Monday, February 16, 2009

Another bounce: used car prices

I'm encroaching on Mark Perry's territory here (a great economist who teaches at the University of Michigan in Flint), and I'll admit to a bias to searching for evidence of an economic bounce whereever I can find it. Still, given the pervasive bearish mood, the more examples I find, the more likely it is that the consensus view on the economy is incorrect. This chart comes from data compiled by Manheim Consulting. "The Index is based on all completed sales transactions at Manheim’s U.S. auctions (A useable sample size of over five million transactions annually)." Here's their explanation for the January '09 bounce:

January’s improvement in wholesale pricing reflected dealer attitudes that were boosted by better-than-expected used vehicle operations. The continuing falloff in new vehicle sales activity also pushed trade-in volumes down much further than the demand for used vehicles and, thus, increased the need for auction purchases.

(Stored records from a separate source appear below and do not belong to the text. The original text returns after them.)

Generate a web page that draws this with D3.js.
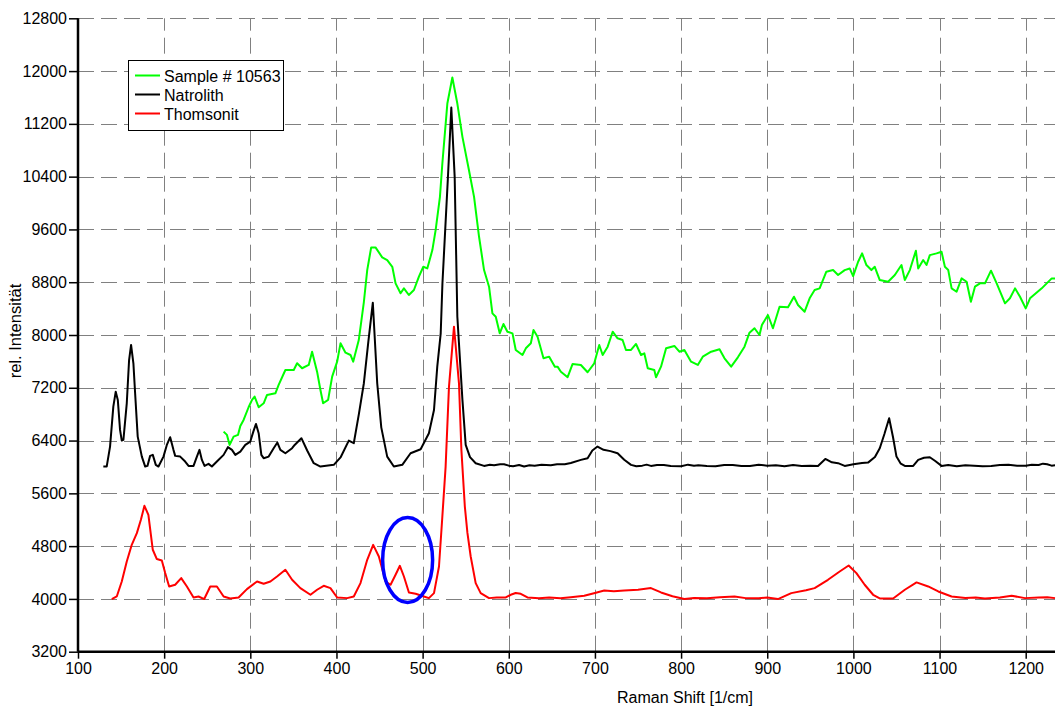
<!DOCTYPE html>
<html>
<head>
<meta charset="utf-8">
<script src="https://cdn.jsdelivr.net/npm/d3@7"></script>
<style>
  html, body { margin: 0; padding: 0; background: #fff; }
  svg { display: block; }
  text { font-family: "Liberation Sans", Arial, sans-serif; fill: #000; }
</style>
</head>
<body>
<svg id="chart" width="1057" height="727"></svg>
<script>
// ---------- DATA ----------
const xTicks = [100, 200, 300, 400, 500, 600, 700, 800, 900, 1000, 1100, 1200];
const yTicks = [3200, 4000, 4800, 5600, 6400, 7200, 8000, 8800, 9600, 10400, 11200, 12000, 12800];
const seriesNames = ["Sample # 10563", "Natrolith", "Thomsonit"];
const seriesColors = ["#00ff00", "#000000", "#ff0000"];

const sampleX = [269, 272.9, 276, 280.6, 285.7, 288.4, 292.2, 298, 302, 305, 309.7, 315.5, 319.4, 329.1, 332.9, 340.7, 346.5, 350.4, 354.3, 360.1, 367.8, 371.7, 377.5, 381.4, 384.5, 390.3, 395, 400.8, 404.7, 410.5, 416.3, 419.4, 425.9, 431.8, 435.7, 440.3, 445.3, 453.1, 458.9, 464.8, 468.6, 474.4, 478.3, 484, 489.9, 495.7, 500.8, 505.4, 511.3, 515.1, 520.1, 522.9, 528.7, 534.5, 540.3, 546.2, 553.8, 559.7, 565.5, 571.3, 577.1, 581, 584.9, 589.5, 593.8, 598.4, 604.3, 608.1, 615.9, 619.8, 625.6, 628.7, 633.4, 640.3, 646.9, 653.5, 656.6, 660.5, 668.3, 674.1, 683.7, 691.5, 699.2, 705, 709, 714.8, 720.6, 726.3, 732.1, 736, 741.9, 747.7, 753.5, 757.3, 761.3, 768.9, 770.9, 776.7, 782.6, 792.2, 798, 803.8, 811.6, 819.4, 825.2, 834.9, 844.6, 850.4, 858.1, 865.9, 873.6, 879.4, 885.2, 891, 893.8, 900.8, 906.6, 914.3, 924.1, 931, 935.7, 943.4, 949.2, 955, 960.8, 968.6, 976.4, 982.2, 989.9, 995.7, 999.7, 1005.5, 1010.1, 1015.1, 1020.9, 1024.8, 1030.6, 1040.3, 1048.1, 1055.8, 1059.7, 1065.5, 1072.5, 1075.2, 1081, 1084.9, 1088.7, 1096.5, 1102.3, 1106.2, 1110.1, 1114, 1119.8, 1125.6, 1131.4, 1136.4, 1141.1, 1146.9, 1152.7, 1159.7, 1166.3, 1176, 1181.7, 1187.6, 1193.4, 1200, 1205, 1218.6, 1230.2, 1234];
const sampleY = [6536, 6486, 6334, 6460, 6486, 6622, 6713, 6905, 7016, 7066, 6905, 6965, 7092, 7117, 7243, 7470, 7470, 7470, 7572, 7496, 7546, 7747, 7444, 7167, 6965, 7016, 7369, 7596, 7874, 7732, 7697, 7596, 7924, 8500, 8984, 9328, 9328, 9177, 9136, 9034, 8783, 8632, 8707, 8606, 8682, 8884, 9034, 9009, 9287, 9590, 10094, 10599, 11508, 11902, 11508, 11003, 10498, 10094, 9489, 8984, 8732, 8328, 8277, 8025, 8166, 8050, 8025, 7773, 7697, 7798, 7874, 8076, 7975, 7647, 7672, 7520, 7520, 7444, 7360, 7561, 7546, 7435, 7571, 7849, 7697, 7823, 8050, 7950, 7924, 7773, 7773, 7864, 7697, 7723, 7496, 7470, 7360, 7520, 7798, 7834, 7747, 7773, 7596, 7546, 7672, 7747, 7783, 7647, 7520, 7662, 7823, 8035, 8102, 8000, 8151, 8303, 8102, 8429, 8419, 8580, 8454, 8353, 8556, 8682, 8707, 8960, 8984, 8909, 8984, 9009, 8893, 9110, 9237, 9060, 8984, 9034, 8833, 8807, 8909, 9060, 8833, 8984, 9277, 9009, 9136, 9060, 9211, 9237, 9262, 9034, 8984, 8707, 8656, 8858, 8807, 8505, 8732, 8783, 8783, 8975, 8783, 8480, 8556, 8707, 8580, 8404, 8556, 8707, 8858, 8858];

const natrolithX = [129.4, 133.3, 137.2, 141, 143.8, 146.2, 148.8, 150.8, 152.7, 156.6, 159.3, 161.6, 164.3, 166.3, 169.3, 174.1, 178, 180.6, 183.7, 186.8, 190.3, 193.4, 199.2, 203.1, 207, 210.8, 212.8, 218.6, 224.4, 228.3, 234.1, 238, 241, 243.8, 246.9, 251.5, 255.4, 261.2, 269, 274, 278.7, 282.6, 288.4, 294.2, 300, 303.5, 306.6, 309.7, 312.8, 315.5, 321.3, 327.1, 331.4, 334.9, 340.7, 348.5, 351.5, 359.3, 366, 373.6, 381.4, 396.9, 405, 414.3, 420.1, 426, 431.8, 437, 442.2, 447.3, 452, 458.9, 466.6, 476.4, 486, 497.7, 507.3, 513.2, 517, 521, 523, 529.4, 533.3, 537.2, 540.3, 546.2, 550, 555, 561.6, 571.3, 578, 583, 590, 594.5, 600, 605, 612, 617.8, 624, 630, 638, 648.8, 656, 665, 672, 683.7, 691.5, 697, 703, 710, 718, 726.3, 734, 741.9, 748, 755, 760, 765, 772, 780, 788, 800, 808, 815, 820, 830, 840, 850, 860, 870, 880, 890, 900, 910, 920, 930, 940, 950, 958.9, 967.4, 975, 982.2, 989.9, 1000, 1010, 1017, 1025, 1030.6, 1036, 1041.5, 1046, 1050, 1055, 1059.7, 1069.4, 1075.2, 1082, 1088.7, 1095, 1102.3, 1110, 1120, 1130, 1140, 1150, 1160, 1170, 1180, 1190, 1200, 1207, 1215, 1220, 1225, 1230, 1234];
const natrolithY = [6006, 6006, 6309, 6914, 7141, 7016, 6561, 6400, 6410, 6965, 7621, 7849, 7571, 7117, 6460, 6157, 6006, 6016, 6168, 6183, 6032, 6006, 6157, 6334, 6451, 6259, 6168, 6157, 6082, 6016, 6016, 6157, 6259, 6107, 6016, 6047, 6006, 6082, 6183, 6300, 6259, 6183, 6233, 6334, 6385, 6536, 6652, 6511, 6183, 6133, 6157, 6284, 6370, 6259, 6208, 6284, 6334, 6436, 6250, 6057, 6006, 6032, 6150, 6400, 6360, 6800, 7269, 7900, 8489, 7269, 6600, 6157, 6006, 6032, 6208, 6269, 6512, 6864, 7520, 8026, 8783, 10397, 11448, 10397, 8277, 7016, 6334, 6150, 6057, 6016, 6035, 6025, 6040, 6042, 6020, 6010, 6030, 6006, 6025, 6020, 6035, 6025, 6040, 6040, 6060, 6107, 6133, 6250, 6309, 6260, 6240, 6208, 6110, 6032, 6010, 6020, 6035, 6016, 6030, 6030, 6015, 6010, 6035, 6020, 6025, 6015, 6010, 6030, 6030, 6015, 6015, 6035, 6020, 6025, 6010, 6030, 6015, 6020, 6016, 6122, 6070, 6057, 6016, 6040, 6060, 6066, 6150, 6284, 6500, 6739, 6450, 6157, 6050, 6016, 6016, 6107, 6140, 6148, 6090, 6016, 6030, 6010, 6025, 6020, 6010, 6015, 6030, 6035, 6020, 6020, 6035, 6030, 6050, 6040, 6020, 6025];

const thomsonitX = [139.2, 145, 150.8, 156.6, 162.4, 168.3, 173, 177.1, 181.7, 186.8, 191.5, 197.3, 201.2, 205.8, 212.8, 219.8, 226.4, 234.1, 239.9, 246.5, 253.5, 261.2, 269, 276.7, 286.4, 296.1, 307.8, 315.5, 323.3, 331, 340.7, 348.5, 358.1, 369.8, 377.5, 385.2, 393, 400.8, 412.4, 420.1, 427.9, 435.7, 442.6, 449.2, 457, 462.8, 468.6, 473.6, 478.3, 484.1, 491.9, 501.5, 507.3, 513.2, 519, 522.9, 526.7, 530.6, 536.4, 542.2, 545, 549, 552, 555.8, 561.6, 567.4, 577.1, 586, 596.5, 602.3, 608, 613.9, 621.7, 635, 646.9, 660, 672, 687.6, 700, 710.8, 722, 734.1, 750, 765, 776.7, 790, 803.8, 815, 830, 845, 862, 875, 890, 900, 912.4, 927.9, 945, 955, 970.5, 984.1, 994.5, 1003.5, 1013.1, 1022.9, 1030.6, 1046.1, 1059.7, 1073.3, 1086.8, 1098.5, 1114, 1130, 1142, 1152.7, 1170, 1183.7, 1199.2, 1215, 1225, 1234];
const thomsonitY = [3998, 4037, 4264, 4567, 4820, 4997, 5200, 5411, 5274, 4745, 4604, 4582, 4392, 4189, 4215, 4316, 4189, 4022, 4037, 3998, 4189, 4189, 4037, 4007, 4022, 4149, 4264, 4230, 4264, 4340, 4442, 4290, 4164, 4063, 4139, 4199, 4164, 4022, 4012, 4037, 4240, 4593, 4820, 4643, 4264, 4215, 4366, 4502, 4340, 4098, 4078, 4037, 4012, 4088, 4492, 5249, 6006, 7217, 8126, 7268, 6259, 5400, 5000, 4643, 4240, 4088, 4012, 4020, 4022, 4063, 4090, 4078, 4022, 4010, 4022, 4010, 4025, 4048, 4090, 4128, 4115, 4128, 4140, 4164, 4098, 4040, 3998, 4015, 4010, 4025, 4037, 4012, 4010, 4020, 3998, 4088, 4130, 4164, 4290, 4416, 4507, 4391, 4215, 4063, 4007, 4007, 4139, 4250, 4189, 4113, 4037, 4015, 4020, 4007, 4020, 4048, 4012, 4020, 4025, 4012];

// annotation ellipse (data units): centre x, centre y, radius x, radius y
const ellipseCenter = [482.6, 4590];
const ellipseRadii = [29, 643];

const xTitle = "Raman Shift [1/cm]";
const yTitle = "rel. Intensität";

// ---------- CHART ----------
const svg = d3.select("#chart");
const pLeft = 78, pRight = 1055, pTop = 18.3, pBottom = 651.7;
const x = d3.scaleLinear().domain([100, 1234]).range([pLeft, pRight]);
const y = d3.scaleLinear().domain([3200, 12800]).range([pBottom, pTop]);

svg.append("rect").attr("width", 1057).attr("height", 727).attr("fill", "#fff");

// grid
const grid = svg.append("g").attr("stroke", "#808080").attr("stroke-width", 1)
  .attr("stroke-dasharray", "16,7").attr("fill", "none");
grid.selectAll("line.h").data(yTicks.filter(v => v > 3200)).enter().append("line")
  .attr("x1", pLeft).attr("x2", pRight)
  .attr("y1", d => Math.round(y(d)) + 0.5).attr("y2", d => Math.round(y(d)) + 0.5);
grid.selectAll("line.v").data(xTicks.filter(v => v > 100)).enter().append("line")
  .attr("y1", pBottom).attr("y2", pTop)
  .attr("x1", d => Math.round(x(d)) + 0.5).attr("x2", d => Math.round(x(d)) + 0.5);

// series
const series = [
  { xs: sampleX, ys: sampleY },
  { xs: natrolithX, ys: natrolithY },
  { xs: thomsonitX, ys: thomsonitY }
];
const line = d3.line().x(d => x(d[0])).y(d => y(d[1]));
series.forEach((s, i) => {
  const pts = s.xs.map((v, k) => [v, s.ys[k]]);
  svg.append("path").datum(pts).attr("d", line)
    .attr("fill", "none").attr("stroke", seriesColors[i])
    .attr("stroke-width", 2).attr("stroke-linejoin", "round");
});

// ellipse annotation
svg.append("ellipse")
  .attr("cx", x(ellipseCenter[0])).attr("cy", y(ellipseCenter[1]))
  .attr("rx", x(ellipseCenter[0] + ellipseRadii[0]) - x(ellipseCenter[0]))
  .attr("ry", y(ellipseCenter[1]) - y(ellipseCenter[1] + ellipseRadii[1]))
  .attr("fill", "none").attr("stroke", "#0000ff").attr("stroke-width", 3.5);

// axes
const xAxis = d3.axisBottom(x).tickValues(xTicks).tickSize(7).tickPadding(4).tickFormat(d3.format("d"));
const gx = svg.append("g").attr("transform", `translate(0,${pBottom})`).call(xAxis);
gx.select(".domain").attr("stroke-width", 2.5).attr("d", `M${pLeft},0H${pRight}`);
gx.selectAll(".tick line").attr("stroke-width", 1.5);
gx.selectAll(".tick text").attr("font-size", 16).attr("font-family", "Liberation Sans, Arial, sans-serif");

const yAxis = d3.axisLeft(y).tickValues(yTicks).tickSize(9).tickPadding(2).tickFormat(d3.format("d"));
const gy = svg.append("g").attr("transform", `translate(${pLeft},0)`).call(yAxis);
gy.select(".domain").attr("stroke-width", 2.5).attr("d", `M0,${pBottom}V${pTop}`);
gy.selectAll(".tick line").attr("stroke-width", 1.5);
gy.selectAll(".tick text").attr("font-size", 16).attr("font-family", "Liberation Sans, Arial, sans-serif");

// titles
svg.append("text").attr("x", 685).attr("y", 703).attr("text-anchor", "middle")
  .attr("font-size", 16).text(xTitle);
svg.append("text").attr("transform", "translate(20.5,331) rotate(-90)")
  .attr("text-anchor", "middle").attr("font-size", 16.5).text(yTitle);

// legend
const lg = svg.append("g");
lg.append("rect").attr("x", 128.5).attr("y", 60.5).attr("width", 155).attr("height", 70)
  .attr("fill", "#fff").attr("stroke", "#000").attr("stroke-width", 1);
seriesNames.forEach((name, i) => {
  const ry = 75.5 + i * 19;
  lg.append("line").attr("x1", 135).attr("x2", 160).attr("y1", ry).attr("y2", ry)
    .attr("stroke", seriesColors[i]).attr("stroke-width", 2);
  lg.append("text").attr("x", 164).attr("y", ry + 6).attr("font-size", 16).text(name);
});
</script>
</body>
</html>
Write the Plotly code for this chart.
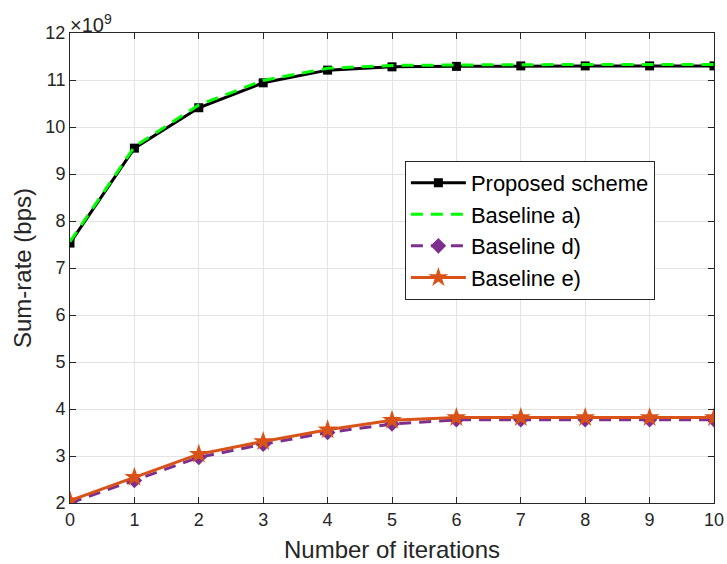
import plotly.graph_objects as go

iterations = [0, 1, 2, 3, 4, 5, 6, 7, 8, 9, 10]
# sum-rate values in units of 1e9 bps
proposed = [7.53, 9.55, 10.41, 10.94, 11.21, 11.28, 11.29, 11.30, 11.30, 11.30, 11.30]
baseline_a = [7.56, 9.58, 10.47, 10.99, 11.25, 11.31, 11.32, 11.33, 11.33, 11.33, 11.33]
baseline_d = [2.00, 2.48, 2.97, 3.25, 3.50, 3.68, 3.77, 3.77, 3.77, 3.77, 3.77]
baseline_e = [2.05, 2.55, 3.04, 3.31, 3.56, 3.76, 3.82, 3.82, 3.82, 3.82, 3.82]
y_ticks = [2, 3, 4, 5, 6, 7, 8, 9, 10, 11, 12]
x_ticks = iterations

FONT = "Liberation Sans, Arial, Helvetica, sans-serif"
TXT = "#262626"

fig = go.Figure()
fig.add_trace(go.Scatter(x=iterations, y=proposed, name="Proposed scheme",
                         mode="lines+markers",
                         line=dict(color="black", width=3),
                         marker=dict(symbol="square", size=9, color="black")))
fig.add_trace(go.Scatter(x=iterations, y=baseline_a, name="Baseline a)",
                         mode="lines",
                         line=dict(color="#00FF00", width=3, dash="12px,8px")))
fig.add_trace(go.Scatter(x=iterations, y=baseline_d, name="Baseline d)",
                         mode="lines+markers",
                         line=dict(color="#7E2F8E", width=3, dash="12px,8px"),
                         marker=dict(symbol="diamond", size=12, color="#7E2F8E")))
fig.add_trace(go.Scatter(x=iterations, y=baseline_e, name="Baseline e)",
                         mode="lines+markers",
                         line=dict(color="#D95319", width=3),
                         marker=dict(symbol="star", size=15, color="#D95319")))

fig.update_layout(
    width=727, height=564,
    margin=dict(l=70, r=13, t=33, b=61, autoexpand=False),
    paper_bgcolor="white", plot_bgcolor="white",
    font=dict(family=FONT, size=18, color=TXT),
    showlegend=True,
    legend=dict(x=0.52, y=0.728, xanchor="left", yanchor="top",
                bgcolor="white", bordercolor=TXT, borderwidth=1,
                font=dict(family=FONT, size=22, color="black"),
                itemwidth=55, tracegroupgap=0),
    xaxis=dict(range=[0, 10], tickvals=x_ticks, showgrid=True,
               gridcolor="#e3e3e3", gridwidth=1, zeroline=False,
               showline=True, linecolor=TXT, linewidth=1, mirror="ticks",
               ticks="inside", ticklen=6, tickcolor=TXT,
               tickfont=dict(size=18, color=TXT),
               title=dict(text="Number of iterations", font=dict(size=24, color=TXT), standoff=12)),
    yaxis=dict(range=[2, 12], tickvals=y_ticks, showgrid=True,
               gridcolor="#e3e3e3", gridwidth=1, zeroline=False,
               showline=True, linecolor=TXT, linewidth=1, mirror="ticks",
               ticks="inside", ticklen=6, tickcolor=TXT,
               tickfont=dict(size=18, color=TXT),
               title=dict(text="Sum-rate (bps)", font=dict(size=24, color=TXT), standoff=6)),
)

fig.add_annotation(x=0, y=1, xref="paper", yref="paper", xanchor="left", yanchor="bottom",
                   text="×10<sup>9</sup>", showarrow=False, xshift=-2, yshift=-5,
                   font=dict(family=FONT, size=20, color=TXT))

fig.write_html("out.html",
               config={"displayModeBar": False},
               post_script="document.body.style.margin='0';"
                           "document.documentElement.style.overflow='hidden';"
                           "document.body.style.overflow='hidden';")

In other words, we have a market that is the process of self-correcting. Reduced demand for new cars has reduced the supply of used cars on the market, and falling prices for used cars have awakened demand for those same cars. We see the same thing happening in real estate markets across the country: lower home prices have stimulated the demand for homes, resulting in significant increases in home sales activity in recent months. Yesterday Mark posted a good series of charts to illustrate that.